56th West Essex Regiment at the Siege of Gibraltar 1779 to 1782
The north view of Gibraltar in 1779
The 56th were garrisoning Gibraltar in 1779 when Spain declared war on Great Britain. The Spanish army moved to attack Gibraltar but was repulsed and so began a long siege.
The 560 men and 27 Officers plus the civilian population only received two relief convoys of food and so were on very limited rations.
On several occasions raiding parties were sent out to damage artillery that the Spanish were assembling ready for an assault.
The siege ended after 3 and a half years February 1783 when the war with Spain ended.
This heroic resistance enabled the 56th and subsequently the Essex Regiment to the battle honour of Gibraltar and the incorporation of the Castle and Key into their insignia.
Officers serving in the siege
Bulleine Fancourt ( In command)
John Barker , John Hardy, John Hallowes
John Cassan, Meridith Chambers, Henry Hamilton, Samuel Moore, John Pigot, Rice Price, Wyndham Quin and Charles Valletot.
James Barrington, John Chapman, Thomas Jackson, E J Fancourt, T Nixon, Fred Page, Charles Roberts, Edwards Vicars, Richard White and Samuel Wood
Bradshaw, Francis Craig, Richard Edgar Gyllett, Edward Harling, Benjamin Johnson and George Johnstone
A history of the Late Siege of Gibraltar
In 1786 John Drinkwater wrote a History of the late siege of Gibraltar in which he described the siege and named some officers and men from the 56th West Essex.
John Drinkwater was a capatin the the 72nd Regiment who also served throughout the siege and was able to write from a first hand account..
Officer who subscribed to the book
Colonel Craige, Major Moore, Captain Price, Captain Addison and Mr Chisholme
In June 1799 Captain Lefanue joined the 56th by assuming a disguise and using a row boat to get into the port.
In July 1799 Captain Vallotton was made a staff officer to the Governor, Major Hardy was appointed as Quarter Master General and Lt S Wood was appointed as Assistant Town Major.
In August 1780 Ensign Bradshaw was taken as prisoner while entering harbour as a passenger on a sloop although he was later released.

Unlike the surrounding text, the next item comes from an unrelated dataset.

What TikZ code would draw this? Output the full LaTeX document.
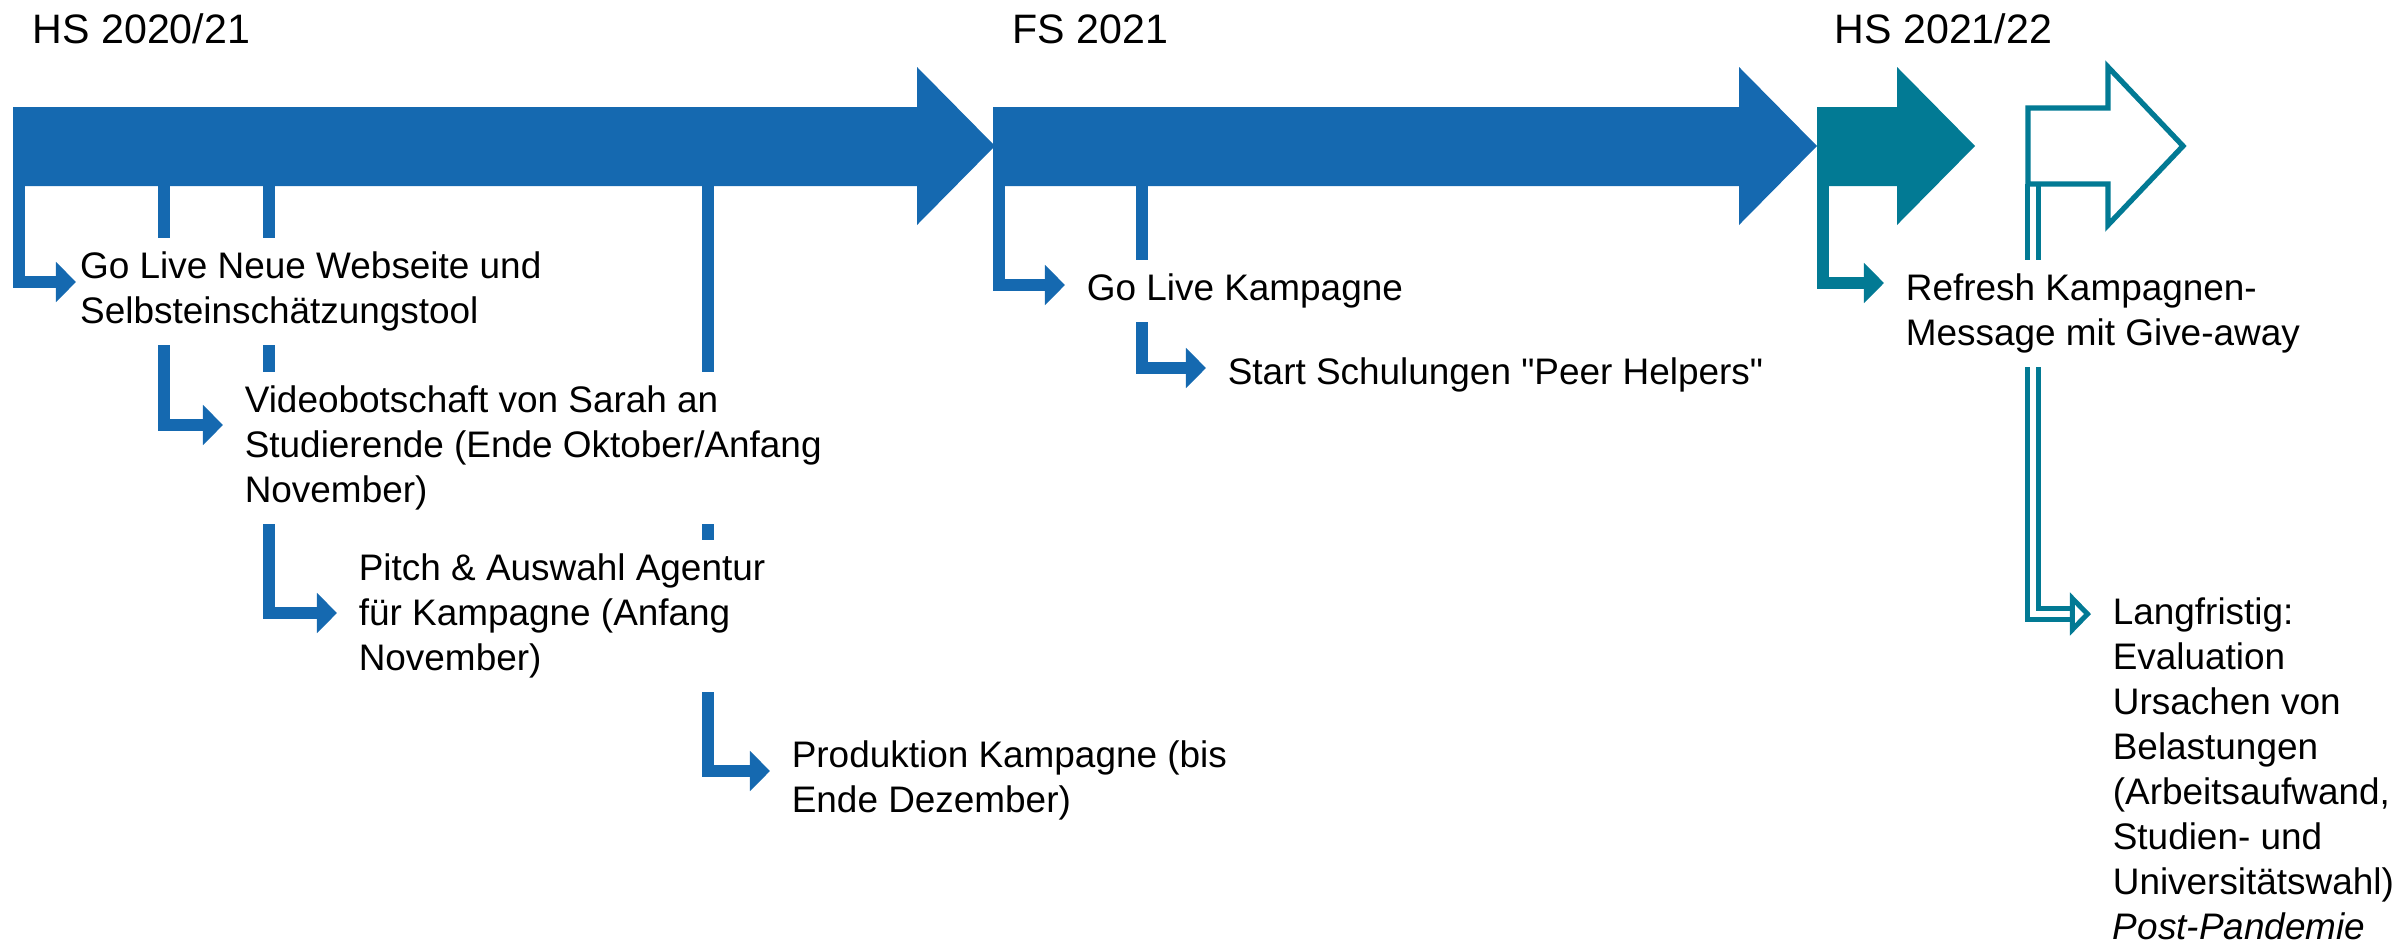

In September 1800 two men from the 56th deserted to the Spanish and these were followed by occasional deserters over the next few months until on 1st February 1781 the bodies of two deserters were found having died while trying to desert.
On 15th April Surgeon Chesholme was wounded by a splinter from a door in the north casement when a shell landed. The surgeon broke his leg and badly wounded his knew an officer from the 72nd Regiment lost his leg in the same explosion.
On 26th September 1781 , Lieutenant Clarke died of 'decline' no doubt hastened by the poor living conditioned under siege.
The Spanish attack Gibraltar
In October 1781 Lieutenant Vicars was slightly wounded in the front lines during an exchange of fire.
In November 1781 it was the turn of Lieutenant Edgar to be wounded this time by splinter from stones.
On 16th March Lieutenant White was slightly wounded.
In September 1782 two rank and file men were killed and another two wounded during exchanges of fire.
By the end of the siege the 56th West Essex had 17 rank and file killed, 1 Sergeant and 9 rank and file died from wounds, 1 officer and 6 rank and file disabled by wounds, 3 officers, 2 sergeants and 59 rank and file wounded but recovered and 1 officer ,4 sergeants and 34 men died by sickness and there were 3 deserters.